When it comes to property, visuals say it all. The first impression is likely to be the only impression you might make on a possible buyer or renter, so it’s vital to put your best foot forward and show that your property is worth it.
“The main aim of styling an investment property is to make the property look like it’s more valuable. By setting the stage, so to speak, you are creating a picture of perceived value,” says Majestic Home Styling CEO Cheryl Bedford.
Bedford points out that property styling is not just something you turn to when looking to sell – it can also have an effect on your ability to build your investment portfolio.
“Property styling is a must when you have the bank come out to do a valuation on your property. The perceived value can make all the difference to whether you can increase the valuation in order to take out more equity in the property and buy another one.”
Styling is not just about putting some pretty furniture in a room and calling it a day. To do the best job you need to adhere to certain rules as well, and we lay out the dos and don’ts for you here.
1. Do create a narrative
For Bedford, property styling is “all about setting the picture to tell a story about the property”. So, prior to styling, you need to think about what message you want the styling to convey, based on the demographic you want to attract.
“A tenant will pay a higher rent for a property that is perceived to be more of a luxury property,” Bedford points out.
While this doesn’t mean that your property should have expensive fixings it does suggest that an elegant, classy vibe is generally the way to go.
2. Do consider the size of the space
How big is your property? The answer to this question will impact on your narrative. For example, small spaces should be opened up to make them look bigger, so eschew the gothic vibe.
“Darker furniture also encroaches on a room and makes it feel cluttered. Heavy curtains can make a home look too dark, gloomy and drab,” Bedford explains.

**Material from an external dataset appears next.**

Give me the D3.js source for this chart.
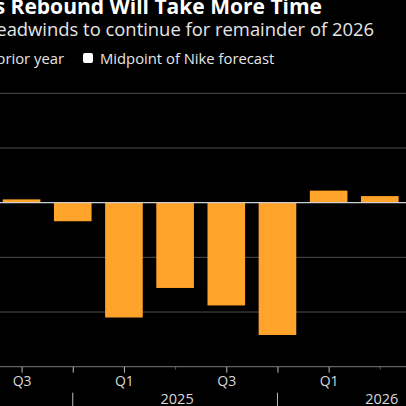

Aim to maximise natural light as much as you can to brighten up a room and create an illusion of space.
“Perceived value can make all the difference to whether you can increase the valuation in order to take out more equity in the property and buy another one”
3. Do tailor to the market
You should always style to suit the taste of the target demographic. This means that if you’re aiming to attract a family, it’s best to go for a look that caters to what they need to see, like a child’s bedroom.
“Only 5% of people can visualise what you can do with an empty space, and most people think an empty room looks smaller than it is. By staging every room in the house, you can show buyers how areas can be used best,” Bedford says.
Adding a personal touch here and there makes the property look more appealing and can help a visitor better envision it as their own home.
4. Do clean up
Regardless of how you choose to doll up your home for sale, cleanliness is crucial. You may have beautiful furniture and great lighting, but if that highlights dirt and grime, expect buyers to write the property off.
And by cleaning we don’t just mean dusting off the cabinets – it also involves organising the space overall so that it looks neat. Sometimes you don’t even need to make massive style changes – a sprucing up will do the trick!
1. Don’t accessorise poorly
This goes back to knowing how much space you are working with. The furniture you choose to showcase should not create unnecessary clutter and make a room feel smaller than it is. Rather, its size should be appropriate to the room, leaving enough space for you and your guests to walk through comfortably.
It’s also wise to avoid using heavy, dark material for your curtains, as this can make a home look dark and gloomy.
2. Don’t interrupt the flow
Flow is such an important aspect of a home. Rooms need to lead easily into one another, and the entire property should feel connected as a whole, even if each space has its own function.
Breaking this flow is like putting on a mismatched outfit – it’s jarring and distracts a visitor with minor details. Unfortunately, it can be quite easy to make this mistake.
“The misplacement of furniture can stop the natural flow of the house,” Bedford warns.
Ultimately, you want to arrange furniture so the paths to other rooms aren’t blocked. You should also ensure that the styling of one room isn’t drastically different from the look of the next, and that there’s a common theme bringing it all together.
“Only 5% of people can visualise what you can do with an empty space, and most people think an empty room looks smaller than it is”
3. Don’t forget the external
Styling a home doesn’t stop with the interiors; buyers and renters look at the outside of your property as well. You don’t need to do much – just ensure that your front yard is neat and aesthetically pleasing.
“Mow the lawns, put fresh mulch on the garden beds, and add a splash of colour with some flowering plants near the front door,” Bedford advises.
4. Don’t ignore what needs repair/replacement
It can be tempting to let damage to the property slide, especially when you’re looking to sell your home, which makes it someone else’s problem. But note that disrepair brings down the value of the property, which means all styling efforts go to waste in the end.
Bedford points out that repairs and replacements don’t have to be expensive.
“If the window furnishings are not in excellent condition, replace them. You can do this for a small investment as most home department stores sell off-the-shelf, ready-to-hang curtains and blinds,” she says.
“If a carpet looks tired, seriously consider replacing it. It doesn’t cost a lot, and it makes a significant impact on the final result.”